Proposition 65 Plaintiff Group Seeks to Rescind “Safe Harbor” Standard for Lead
Mateel Environmental Justice Foundation, which has a long history as a Proposition 65 plaintiff, filed a writ petition earlier this week seeking to challenge and rescind the “safe harbor” level for lead under Proposition 65. Mateel Environmental Justice Foundation v. California Office of Environmental Health Hazard Assessment, et al., No. RG15754547 (California Superior Court, Alameda County). The action has potential consequences for a wide range of industries that manufacture or distribute consumer products sold in California that may contain trace levels of lead.
Proposition 65, officially known as the Safe Drinking Water and Toxic Enforcement Act,[1] was enacted by voter initiative in 1986. The statute prohibits companies that have 10 or more employees and do business in California from “knowingly and intentionally expos[ing] any individual to a chemical known to the state to cause cancer or reproductive toxicity without first giving clear and reasonable warning to such individual.”[2] The California Office of Environmental Health Hazard Assessment (OEHHA) has published and periodically updates a list of chemicals that are “known to the state to cause cancer and reproductive toxicity,” which are commonly referred to as “listed chemicals.” There are more than 500 chemicals on OEHHA’s list.[3] Enforcement is allowed by private individuals and groups, in addition to government entities, and recovery may include a percentage of penalties as well attorneys fees and costs.
Companies with products that are sold in California and contain a listed chemical must provide consumers with a Proposition 65 warning regarding potential exposure unless there is an applicable exemption: Federal warning requirements that preempt state law; in the case of food products, the chemical is “naturally occurring;” the exposure poses no significant risk of cancer, assuming lifetime exposure at the level in question; or the exposure will have no observable effect for reproductive toxicity, assuming exposure at 1,000 times the level in question.[4] For certain listed chemicals, OEHHA has established No Significant Risk Levels (NSRLs) and Maximum Allowable Dose Levels (MADLs) that provide a “safe harbor” from Proposition 65 warning requirements if risk analysis shows potential exposures are below the applicable standard.[5] For lead, OEHHA established a “safe harbor” of 0.5 micrograms per day.[6]
Now, more than 20 years after OEHHA adopted this standard, Mateel seeks to rescind it. In so doing, the writ petition acknowledges the statutory basis and OEHHA’s authority to establish “safe harbor” levels under Proposition 65. The petition contends, however, that OEHHA’s original basis for establishing a “safe harbor” of 0.5 micrograms per day was not valid, and that subsequent studies have concluded that “there is no threshold exposure level below which the neurodevelopmental toxicity of lead cannot be seen to occur.” The petition complains that many companies rely on this exemption, and that OEHHA’s maintenance of the safe harbor “frustrates and unduly complicates Mateel’s program goal of enforcing Proposition 65 and reducing the exposure of California residents to lead.”

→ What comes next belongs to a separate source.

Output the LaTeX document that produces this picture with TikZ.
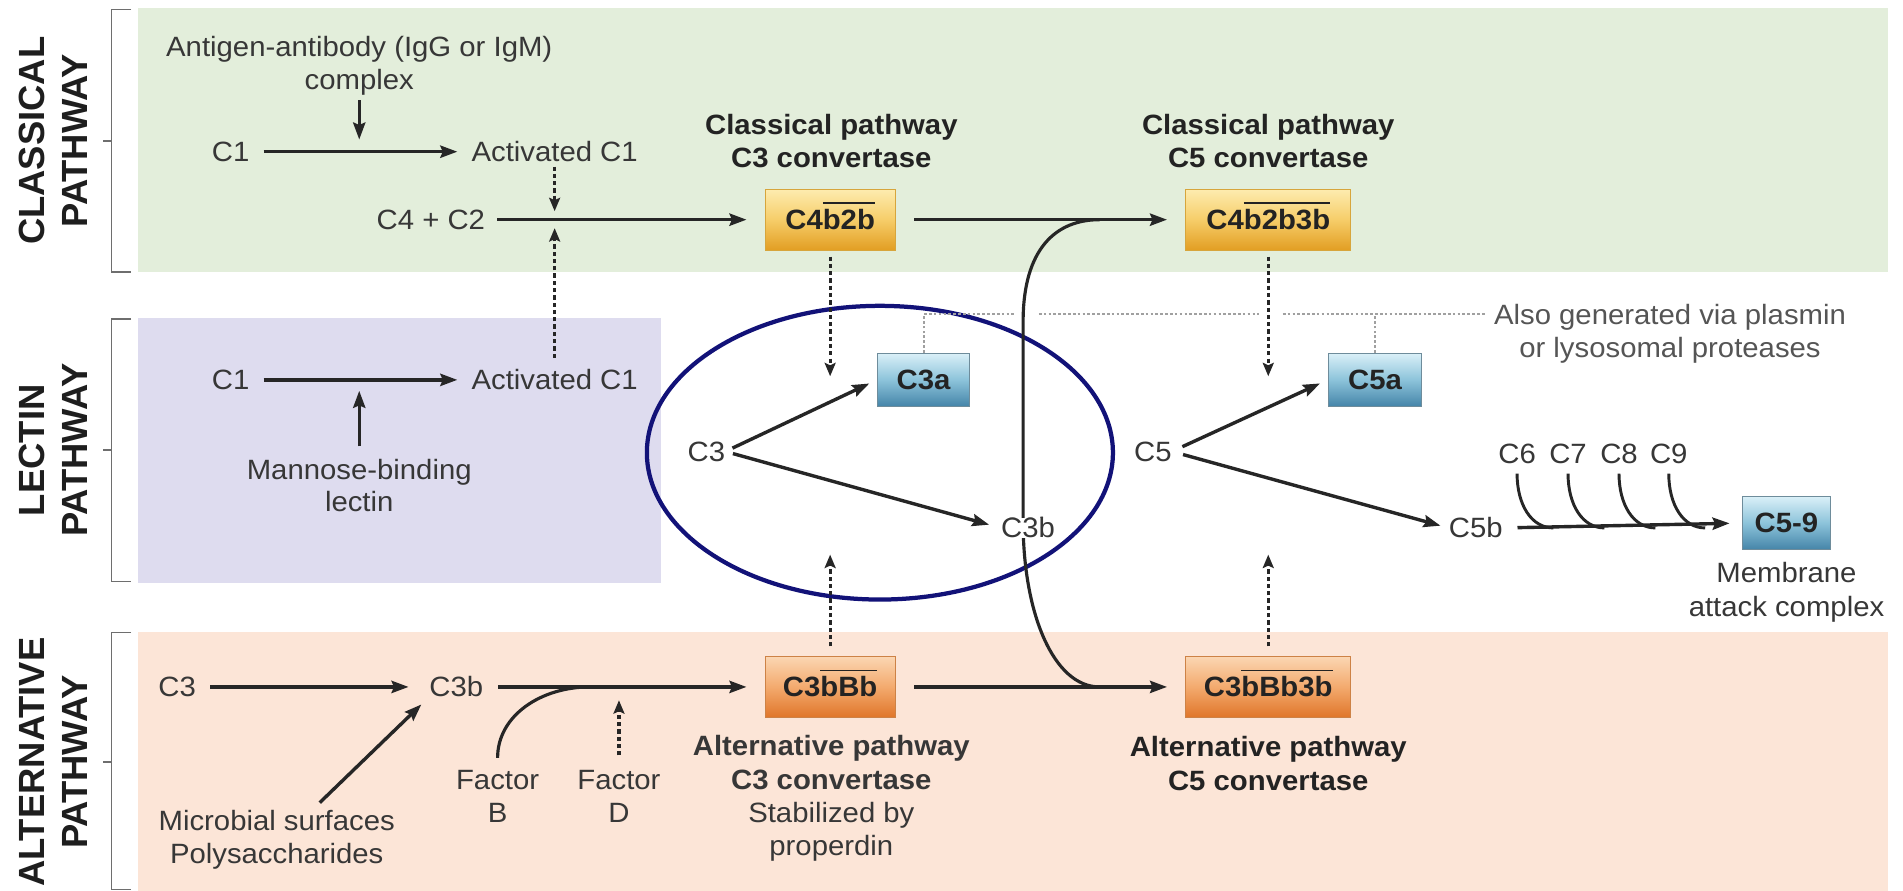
\documentclass[tikz,border=0pt]{standalone}
\usepackage{fontspec}
\setmainfont{Liberation Sans}[FakeStretch=1.05]
\newfontfamily\sidefont{Liberation Sans}
\usetikzlibrary{arrows.meta}
\definecolor{bggreen}{RGB}{227,238,219}
\definecolor{bglav}{RGB}{222,220,239}
\definecolor{bgpeach}{RGB}{252,229,215}
\definecolor{txtc}{RGB}{55,55,55}
\definecolor{boxtxt}{RGB}{35,35,35}
\definecolor{linec}{RGB}{38,38,38}
\definecolor{dotc}{RGB}{160,160,160}
\definecolor{brc}{RGB}{110,110,110}
\definecolor{sidec}{RGB}{30,30,30}
\definecolor{navy}{RGB}{18,18,120}
\definecolor{ctop}{RGB}{253,236,175}
\definecolor{cmid}{RGB}{246,205,105}
\definecolor{cbot}{RGB}{226,158,35}
\definecolor{cedge}{RGB}{215,165,60}
\definecolor{atop}{RGB}{251,214,178}
\definecolor{amid}{RGB}{243,170,110}
\definecolor{abot}{RGB}{224,118,42}
\definecolor{aedge}{RGB}{205,130,70}
\definecolor{btop}{RGB}{218,240,248}
\definecolor{bmid}{RGB}{140,195,218}
\definecolor{bbot}{RGB}{68,132,168}
\definecolor{bedge}{RGB}{110,140,155}
\definecolor{alsoc}{RGB}{85,85,85}
\newcommand{\ovl}[1]{\vbox{\hrule height 1.1bp\kern 4.5bp\hbox{#1}}}
\begin{document}
\begin{tikzpicture}[x=1bp,y=-1bp,
  every node/.style={font=\fontsize{23bp}{27bp}\selectfont, text=txtc},
  lbl/.style={inner sep=0pt, text height=16bp, text depth=0pt},
  mlbl/.style={inner sep=0pt, align=center},
  bold/.style={font=\fontsize{23bp}{27.5bp}\selectfont\bfseries, text=boxtxt},
  boxbase/.style={inner sep=0pt, text height=16bp, text depth=0pt,
    font=\fontsize{23bp}{27bp}\selectfont\bfseries, text=boxtxt, line width=0.8bp},
  cbox/.style={boxbase, draw=cedge, top color=ctop, bottom color=cbot, middle color=cmid,
    minimum height=50bp},
  abox/.style={boxbase, draw=aedge, top color=atop, bottom color=abot, middle color=amid,
    minimum height=50bp},
  bbox/.style={boxbase, draw=bedge, top color=btop, bottom color=bbot, middle color=bmid,
    minimum height=44bp},
  arr/.style={draw=linec, line width=2.8bp, -{Stealth[length=14bp,width=10bp,inset=2bp]}},
  darr/.style={draw=linec, line width=2.6bp, dash pattern=on 3.5bp off 2.5bp,
    -{Stealth[length=11bp,width=9bp,inset=2bp]}},
  plain/.style={draw=linec, line width=2.6bp},
  dots/.style={draw=dotc, line width=1.8bp, dash pattern=on 2.2bp off 1.8bp},
  bracket/.style={draw=brc, line width=1.3bp},
  side/.style={font=\sidefont\fontsize{30bp}{36bp}\selectfont\bfseries, align=center,
    rotate=90, inner sep=0pt, text=sidec}
]
\useasboundingbox (0,0) rectangle (1568,734);
\fill[white] (0,0) rectangle (1568,734);
% pathway regions
\fill[bggreen] (114,7) rectangle (1556,224);
\fill[bglav] (114,262) rectangle (545,480);
\fill[bgpeach] (114,521) rectangle (1556,734);
% brackets
\draw[bracket] (108,8) -- (92,8) -- (92,224) -- (108,224) (92,116) -- (85,116);
\draw[bracket] (108,263) -- (92,263) -- (92,479) -- (108,479) (92,371) -- (85,371);
\draw[bracket] (108,521) -- (92,521) -- (92,733) -- (108,733) (92,628) -- (85,628);
% side labels
\node[side] (sidecl) at (44,116) {CLASSICAL\\PATHWAY};
\node[side] (sidele) at (44,371) {LECTIN\\PATHWAY};
\node[side] (sideal) at (44,628) {ALTERNATIVE\\PATHWAY};

% ellipse highlight
\draw[navy, line width=3.5bp] (725,373) ellipse [x radius=192, y radius=121];

% classical pathway
\node[mlbl] (antigen) at (296,54) {Antigen-antibody (IgG or IgM)\\complex};
\node[lbl] (c1) at (190,125) {C1};
\node[lbl] (act1) at (457,125) {Activated C1};
\node[lbl] (c4c2) at (355,181) {C4 + C2};
\node[mlbl, bold] (cl3lab) at (685,116) {Classical pathway\\C3 convertase};
\node[cbox, minimum width=107bp] (c4b2b) at (684,181) {C4\ovl{b2b}};
\node[mlbl, bold] (cl5lab) at (1045,116) {Classical pathway\\C5 convertase};
\node[cbox, minimum width=136bp] (c4b2b3b) at (1045,181) {C4\ovl{b2b3b}};

% lectin pathway
\node[lbl] (lc1) at (190,313) {C1};
\node[lbl] (lact1) at (457,313) {Activated C1};
\node[mlbl] (mbl) at (296,400) {Mannose-binding\\lectin};

% middle
\node[lbl] (c3) at (582,372) {C3};
\node[bbox, minimum width=76bp] (c3a) at (761,313) {C3a};
\node[lbl, fill=white] (c3b) at (847,435) {C3b};
\node[lbl] (c5) at (950,372) {C5};
\node[bbox, minimum width=77bp] (c5a) at (1133,313) {C5a};
\node[lbl] (c5b) at (1216,435) {C5b};
\node[lbl] (c6) at (1250,374) {C6};
\node[lbl] (c7) at (1292,374) {C7};
\node[lbl] (c8) at (1334,374) {C8};
\node[lbl] (c9) at (1375,374) {C9};
\node[bbox, minimum width=73bp] (c59) at (1472,431) {C5-9};
\node[mlbl, font=\fontsize{23bp}{28bp}\selectfont] (mac) at (1472,488) {Membrane\\attack complex};
\node[mlbl, text=alsoc] (also) at (1376,275) {Also generated via plasmin\\or lysosomal proteases};

% alternative pathway
\node[lbl] (ac3) at (146,566) {C3};
\node[lbl] (ac3b) at (376,566) {C3b};
\node[mlbl] (micro) at (228,692) {Microbial surfaces\\Polysaccharides};
\node[mlbl] (fb) at (410,656) {Factor\\B};
\node[mlbl] (fd) at (510,656) {Factor\\D};
\node[abox, minimum width=107bp] (c3bbb) at (684,566) {C3\ovl{bBb}};
\node[abox, minimum width=136bp] (c3bbb3b) at (1045,566) {C3\ovl{bBb3b}};
\node[mlbl, font=\fontsize{23bp}{27.5bp}\selectfont] (al3lab) at (685,658)
  {\textbf{Alternative pathway}\\\textbf{C3 convertase}\\Stabilized by\\properdin};
\node[mlbl, bold] (al5lab) at (1045,629) {Alternative pathway\\C5 convertase};

% coordinates for free ends
\coordinate (mTop) at (906,181);
\coordinate (mBot) at (906,566);
\coordinate (jB) at (486,566);
\coordinate (j6) at (1280,435);
\coordinate (j7) at (1322,435);
\coordinate (j8) at (1364,435);
\coordinate (j9) at (1405,435);
\coordinate (dA) at (836,259);
\coordinate (dB) at (856,259);
\coordinate (dC) at (1037,259);
\coordinate (dD) at (1057,259);
\coordinate (dE) at (1224,259);

% dotted "also generated" lines
\draw[dots] (c3a.north) |- (dA);
\draw[dots] (dB) -- (dC);
\draw[dots] (dD) -- (dE);
\draw[dots] (c5a.north) -- (c5a.north |- dC);

% classical connectors
\draw[arr, shorten <=4bp, shorten >=10bp] (antigen.south) -- (antigen.south |- c1);
\draw[arr, shorten <=11.5bp, shorten >=11.5bp] (c1.east) -- (act1.west);
\draw[darr, shorten <=4bp, shorten >=7bp] (act1.south) -- (act1.south |- c4c2);
\draw[arr, shorten <=10bp, shorten >=15bp] (c4c2.east) -- (c4b2b.west);
\draw[arr, shorten <=15.5bp, shorten >=15bp] (c4b2b.east) -- (c4b2b3b.west);
\draw[darr, shorten <=5bp, shorten >=3bp] (c4b2b.south) -- (c4b2b.south |- c3a);
\draw[darr, shorten <=5bp, shorten >=3bp] (c4b2b3b.south) -- (c4b2b3b.south |- c5a);

% lectin connectors
\draw[arr, shorten <=11.5bp, shorten >=11.5bp] (lc1.east) -- (lact1.west);
\draw[arr, shorten <=10bp, shorten >=9bp] (mbl.north) -- (mbl.north |- lc1);
\draw[darr, shorten <=10bp, shorten >=7bp] (lact1.north) -- (lact1.north |- c4c2);

% big merging curve
\draw[plain] (mTop) .. controls (870,181) and (843,205) .. (843,265) -- (843,430)
  .. controls (843,505) and (868,566) .. (mBot);
% redraw C3b label over the curve
\node[lbl, fill=white] at (c3b) {C3b};

% cleavage arrows
\draw[arr, shorten <=6.5bp, shorten >=7bp] (c3.east) -- (c3a.west);
\draw[arr, shorten <=6.5bp, shorten >=10bp] (c3.east) -- (c3b.west);
\draw[arr, shorten <=9.5bp, shorten >=7bp] (c5.east) -- (c5a.west);
\draw[arr, shorten <=9.5bp, shorten >=7bp] (c5.east) -- (c5b.west);
\draw[arr, shorten <=12bp, shorten >=10bp] (c5b.east) -- (c59.west);
\draw[plain, line width=2.4bp, shorten <=8bp] (c6.south) .. controls +(0,34) and +(-18,0) .. (j6);
\draw[plain, line width=2.4bp, shorten <=8bp] (c7.south) .. controls +(0,34) and +(-18,0) .. (j7);
\draw[plain, line width=2.4bp, shorten <=8bp] (c8.south) .. controls +(0,34) and +(-18,0) .. (j8);
\draw[plain, line width=2.4bp, shorten <=8bp] (c9.south) .. controls +(0,34) and +(-18,0) .. (j9);

% alternative connectors
\draw[arr, shorten <=11.5bp, shorten >=17bp] (ac3.east) -- (ac3b.west);
\draw[arr, shorten <=9bp, shorten >=9bp] ([xshift=29bp]micro.north) -- (ac3b.south west);
\draw[arr, shorten <=12bp, shorten >=15bp] (ac3b.east) -- (c3bbb.west);
\draw[plain, shorten <=10bp] (fb.north) .. controls +(0,-45) and +(-40,0) .. (jB);
\draw[darr, shorten <=12bp, shorten >=11bp] (fd.north) -- (fd.north |- ac3b);
\draw[arr, shorten <=15.5bp, shorten >=15bp] (c3bbb.east) -- (c3bbb3b.west);
\draw[darr, shorten <=8bp, shorten >=22bp] (c3bbb.north) -- (c3bbb.north |- c3b);
\draw[darr, shorten <=8bp, shorten >=22bp] (c3bbb3b.north) -- (c3bbb3b.north |- c5b);
\end{tikzpicture}
\end{document}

This attempt to rescind the Proposition 65 “safe harbor” for lead has potential consequences for a wide range of industries and consumer products. Over the past 25 years, Proposition 65 claims brought for alleged failure to warn of exposure to lead have included vinyl components and coatings, glassware, crystal, ceramicware, brass keys and fittings, galvanized fasteners, jewelry, foods and supplements, and a variety of other products and product components. Without the “safe harbor,” companies could be required to provide warnings for even trace amounts of lead in products sold in California. We expect affected companies, industry groups and trade associations will seek to intervene or file amicus briefs in this writ proceeding.